The test went off without a hitch. In fact, I was able to load both magazines to full capacity-a seven round and eight round magazine are included, although loading the last couple of rounds was pretty tough. I was unable to do that on the previous Shield. The magazines should become easier to load with use.

I did not zero the laser sight before I went to the range. I recommend that you check the laser for zero before you take it to the range. It will be close to being zeroed in, but not perfectly so.

Crimson Trace sighting tools are included with the gun. To zero, find the longest distance in your home that you might find yourself engaging an intruder with a handgun, and zero (an unloaded gun) for that distance. Proper zero with a two hand grip should have the laser dot sitting directly on top of the properly aligned front sight. This allows you to see the laser dot while using the iron sights, which in the case of my sample pistol were the basic three dot white.

At the range I started out by shooting with the laser sight only. I found that its factory alignment caused it to print a nice group (about 2.5 inches) to the left about six inches while firing from 30 feet. Recoil even with the heavy 147 grain bullets traveling close to SIG's factory advertised velocity traveling around 985 FPS was very controllable. The excellent trigger contributed to the accuracy, and the laser was VERY visible under the day's overcast conditions. There was no noticeable muzzle blast even from the 3.1 inch barrel.

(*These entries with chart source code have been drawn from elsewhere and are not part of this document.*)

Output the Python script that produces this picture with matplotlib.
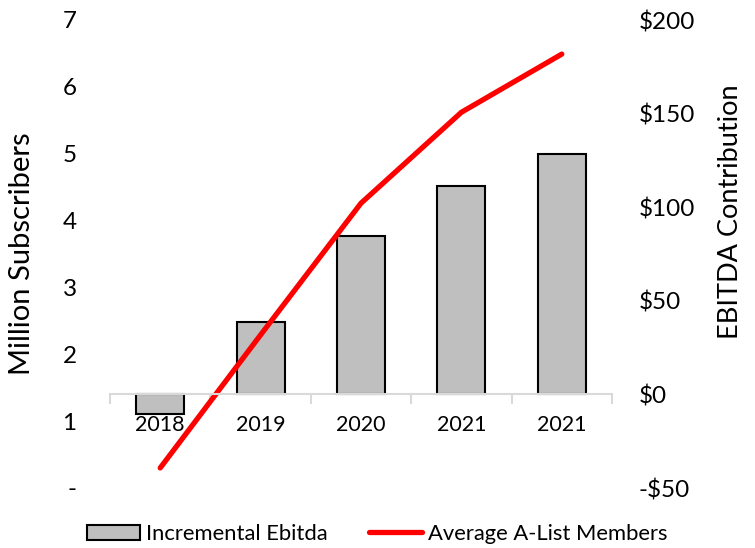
import matplotlib.pyplot as plt
import numpy as np

plt.rcParams['font.family'] = ['Lato', 'DejaVu Sans']

# data
years = ["2018", "2019", "2020", "2021", "2021"]
ebitda = [-10.5, 38.5, 84.5, 111.5, 128.5]        # right axis, $
members = [0.3, 2.29, 4.26, 5.62, 6.49]          # left axis, million

left_ticks = [0, 1, 2, 3, 4, 5, 6, 7]
left_labels = ["-", "1", "2", "3", "4", "5", "6", "7"]
right_ticks = [-50, 0, 50, 100, 150, 200]
right_labels = ["-$50", "$0", "$50", "$100", "$150", "$200"]

fig = plt.figure(figsize=(7.55, 5.48), dpi=100)
ax = fig.add_axes([110/755, 60/548, 502/755, 468/548])
ax2 = ax.twinx()

x = np.arange(len(years))
bars = ax2.bar(x, ebitda, width=0.48, color="#BFBFBF", edgecolor="black",
               linewidth=1.5, label="Incremental Ebitda")
line, = ax.plot(x, members, color="#FF0000", linewidth=3.8,
                solid_capstyle="round", label="Average A-List Members")

ax.set_zorder(ax2.get_zorder() + 1)
ax.patch.set_visible(False)

ax.set_xlim(-0.5, len(years) - 0.5)
ax.set_ylim(0, 7)
ax2.set_ylim(-50, 200)

# category axis sits at $0 of the right scale
zero_left = (0 - (-50)) / 250 * 7
for s in ["top", "left", "right"]:
    ax.spines[s].set_visible(False)
    ax2.spines[s].set_visible(False)
ax2.spines["bottom"].set_visible(False)
ax.spines["bottom"].set_position(("data", zero_left))
ax.spines["bottom"].set_color("#D9D9D9")
ax.spines["bottom"].set_linewidth(1.5)

ax.set_xticks(x)
ax.set_xticklabels(years, fontsize=15.5)
ax.set_xticks(np.arange(-0.5, len(years)), minor=True)
ax.tick_params(axis="x", which="major", length=0, pad=15)
ax.tick_params(axis="x", which="minor", length=7, width=1.5, color="#D9D9D9")

ax.set_yticks(left_ticks)
ax.set_yticklabels(left_labels, fontsize=17.5)
ax.tick_params(axis="y", length=0, pad=24)
ax2.set_yticks(right_ticks)
ax2.set_yticklabels(right_labels, fontsize=17.5)
ax2.tick_params(axis="y", length=0, pad=19)

ax.set_ylabel("Million Subscribers", fontsize=21)
ax.yaxis.set_label_coords(-0.149, 0.5)
ax2.set_ylabel("EBITDA Contribution", fontsize=19.5, rotation=90)
ax2.yaxis.set_label_coords(1.211, 0.59)

fig.legend([bars, line], ["Incremental Ebitda", "Average A-List Members"],
           loc="center", bbox_to_anchor=(0.5, 14/548), ncol=2, frameon=False,
           fontsize=15.8, handlelength=2.4, handletextpad=0.27, columnspacing=1.9)

fig.savefig("out.png", dpi=100)
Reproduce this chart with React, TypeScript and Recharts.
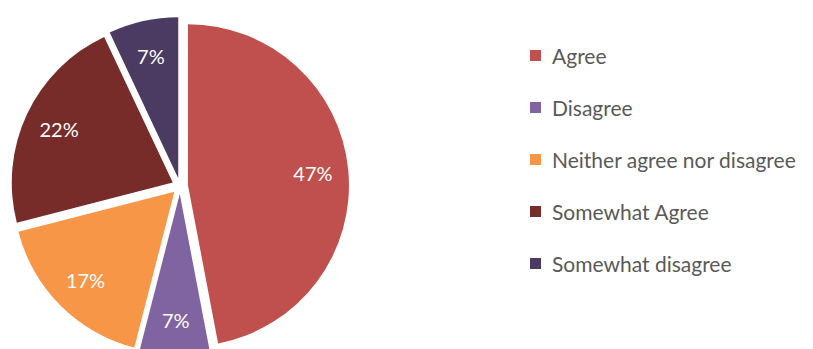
import { PieChart, Pie, Legend, Sector } from 'recharts'

const categories = [
  'Agree',
  'Disagree',
  'Neither agree nor disagree',
  'Somewhat Agree',
  'Somewhat disagree'
]
const shares = [47, 7, 17, 22, 7]
const colors = ['#C0504D', '#8064A2', '#F79646', '#772C2A', '#4B3A62']

const data = categories.map((name, i) => ({ name, value: shares[i] }))

const RAD = Math.PI / 180
const EXPLODE = 8

// draws each slice pushed out along its mid angle, plus the percent label
const renderSlice = (props: any) => {
  const { cx, cy, midAngle, outerRadius, startAngle, endAngle, percent, index } = props
  const dx = EXPLODE * Math.cos(-midAngle * RAD)
  const dy = EXPLODE * Math.sin(-midAngle * RAD)
  const r = outerRadius * 0.78
  const tx = cx + dx + r * Math.cos(-midAngle * RAD)
  const ty = cy + dy + r * Math.sin(-midAngle * RAD)
  return (
    <g>
      <Sector
        cx={cx + dx}
        cy={cy + dy}
        innerRadius={0}
        outerRadius={outerRadius}
        startAngle={startAngle}
        endAngle={endAngle}
        fill={colors[index]}
        stroke="none"
      />
      <text
        x={tx}
        y={ty}
        fill="#ffffff"
        textAnchor="middle"
        dominantBaseline="central"
        fontSize={20}
        fontFamily="Lato, sans-serif"
      >
        {`${Math.round(percent * 100)}%`}
      </text>
    </g>
  )
}

const renderLegend = () => (
  <div style={{ fontFamily: 'Lato, sans-serif', fontSize: 21, color: '#595959' }}>
    {categories.map((name, i) => (
      <div
        key={name}
        style={{ display: 'flex', alignItems: 'center', height: 52, whiteSpace: 'nowrap' }}
      >
        <span
          style={{
            width: 11,
            height: 11,
            background: colors[i],
            display: 'inline-block',
            marginRight: 11
          }}
        />
        {name}
      </div>
    ))}
  </div>
)

export default function App() {
  return (
    <div style={{ position: 'absolute', left: 0, top: 0, background: '#fff' }}>
      <PieChart width={813} height={349} margin={{ top: 0, right: 0, bottom: 0, left: 0 }}>
        <Pie
          data={data}
          dataKey="value"
          nameKey="name"
          cx={180}
          cy={186}
          outerRadius={161}
          startAngle={90}
          endAngle={-270}
          fill="transparent"
          stroke="none"
          labelLine={false}
          label={renderSlice}
          isAnimationActive={false}
        />
        <Legend
          content={renderLegend}
          wrapperStyle={{ position: 'absolute', left: 530, top: 29, width: 300, height: 260 }}
        />
      </PieChart>
    </div>
  )
}
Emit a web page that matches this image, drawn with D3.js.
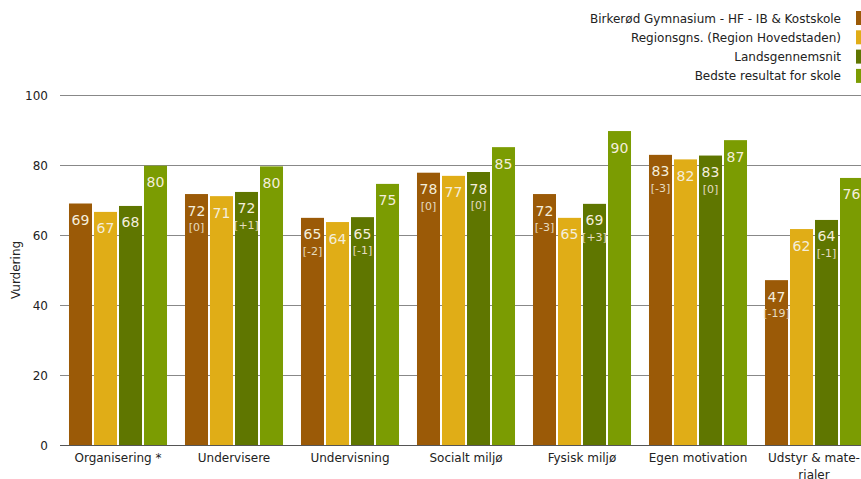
<!DOCTYPE html>
<html><head><meta charset="utf-8">
<script src="https://cdn.jsdelivr.net/npm/d3@7"></script>
<style>body{margin:0;background:#fff}svg{display:block;font-family:"DejaVu Sans",Verdana,sans-serif}</style>
</head><body><div id="c"></div>
<script>
const categories = ["Organisering *","Undervisere","Undervisning","Socialt miljø","Fysisk miljø","Egen motivation","Udstyr & mate-|rialer"];
const seriesNames = ["Birkerød Gymnasium - HF - IB & Kostskole","Regionsgns. (Region Hovedstaden)","Landsgennemsnit","Bedste resultat for skole"];
const schoolVals = [69.0, 71.7, 64.9, 77.8, 71.7, 82.9, 47.1];
const regionVals = [66.6, 71.1, 63.7, 76.9, 64.9, 81.6, 61.7];
const nationVals = [68.3, 72.3, 65.1, 78.0, 68.9, 82.7, 64.3];
const bestVals   = [79.8, 79.6, 74.6, 85.1, 89.7, 87.1, 76.3];
const schoolDiff = [null, "[0]", "[-2]", "[0]", "[-3]", "[-3]", "[-19]"];
const nationDiff = [null, "[+1]", "[-1]", "[0]", "[+3]", "[0]", "[-1]"];
const yTicks = [0,20,40,60,80,100];
const colors = ["#9b5a07","#e0ad17","#5f7600","#7b9c02"];

const W=861,H=479;
const svg=d3.select("#c").append("svg").attr("width",W).attr("height",H);
const series=[schoolVals,regionVals,nationVals,bestVals];
const diffs=[schoolDiff,null,nationDiff,null];

const x=d3.scaleBand().domain(categories).range([60,872]).paddingInner(0.155).paddingOuter(0.0775);
const xs=d3.scaleBand().domain(d3.range(4)).range([0,x.bandwidth()]).paddingInner(0.08).paddingOuter(0);
const y=d3.scaleLinear().domain([0,100]).range([445,95]);

// grid
svg.append("g").selectAll("line").data(yTicks).join("line")
 .attr("x1",60).attr("x2",W).attr("y1",d=>y(d)+0.5).attr("y2",d=>y(d)+0.5)
 .attr("stroke",d=>d===0?"#555":"#888").attr("stroke-width",1);
svg.append("g").selectAll("text").data(yTicks).join("text")
 .attr("x",48).attr("y",d=>y(d)+4.5).attr("text-anchor","end")
 .attr("font-size",12).attr("fill","#222").text(d=>d);
svg.append("text").attr("transform","translate(20,270) rotate(-90)")
 .attr("text-anchor","middle").attr("font-size",12).attr("fill","#222").text("Vurdering");

// bars
categories.forEach((c,i)=>{
  series.forEach((s,j)=>{
    const bx=x(c)+xs(j), bw=xs.bandwidth(), v=s[i];
    svg.append("rect").attr("x",bx).attr("y",y(v)).attr("width",bw).attr("height",y(0)-y(v)).attr("fill",colors[j]);
    svg.append("text").attr("x",bx+bw/2).attr("y",y(v)+21.5).attr("text-anchor","middle")
      .attr("font-size",14).attr("fill","#f4eedb").text(Math.round(v));
    if(diffs[j] && diffs[j][i]){
      svg.append("text").attr("x",bx+bw/2).attr("y",y(v)+37).attr("text-anchor","middle")
        .attr("font-size",11).attr("fill","#e6dcc0").text(diffs[j][i]);
    }
  });
  const lines=c.split("|");
  lines.forEach((l,k)=>{
    svg.append("text").attr("x",x(c)+x.bandwidth()/2).attr("y",462+k*17).attr("text-anchor","middle")
      .attr("font-size",12).attr("fill","#222").text(l);
  });
});

// legend
const lg=svg.append("g");
seriesNames.forEach((n,j)=>{
  const cy=18+j*19.3;
  lg.append("rect").attr("x",856).attr("y",cy-7).attr("width",10).attr("height",14).attr("fill",colors[j]);
  lg.append("text").attr("x",841).attr("y",cy+4.5).attr("text-anchor","end").attr("font-size",12).attr("fill","#222").text(n);
});
</script></body></html>
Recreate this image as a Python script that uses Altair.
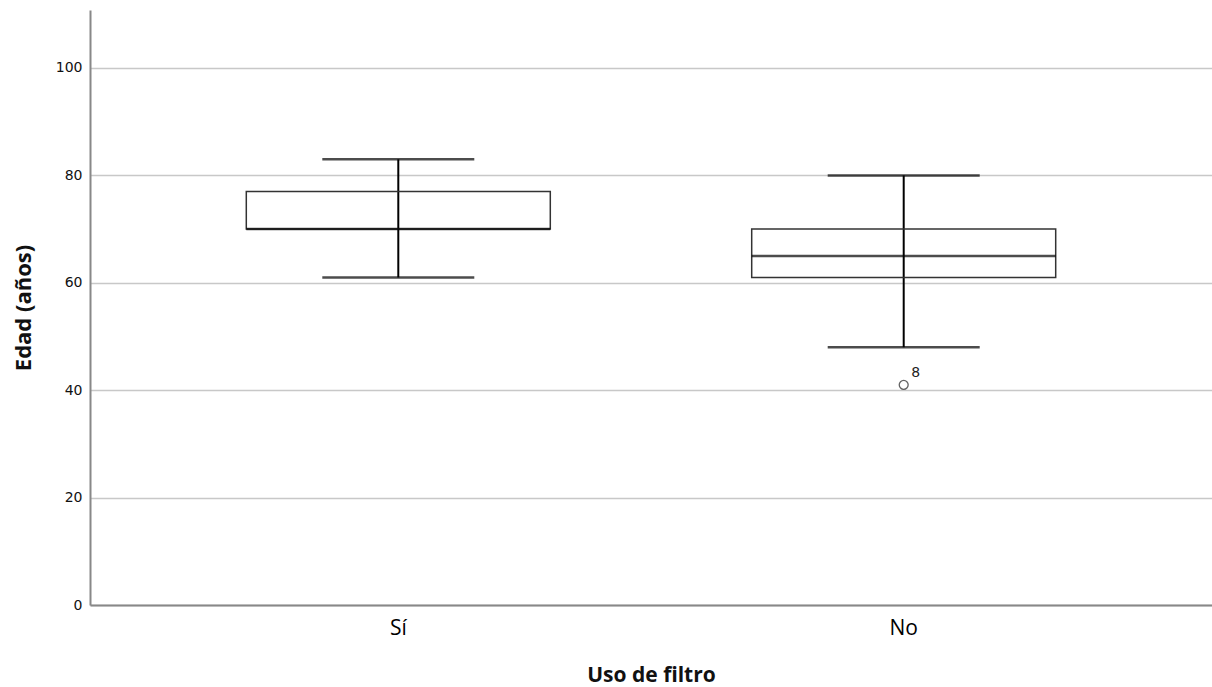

Using the open sights alone gave me a well centered group. The rear sight-while not adjustable for elevation-can be adjusted for windage. The Shield was fired straight from the box without cleaning or additional lubrication. There were no failures to feed or fire-as one expects with any modern pistol design from a major manufacturer like Smith and Wesson.

I like this new setup. While your gun may be out of service for a while and if the laser should break down, I wouldn't let that be a major concern. I have only had one Crimson Trace laser break down. And that was an early model that I had used and carried for 10 years-it was quickly repaired by Crimson Trace. The main reason their lasers fail is that the batteries run out.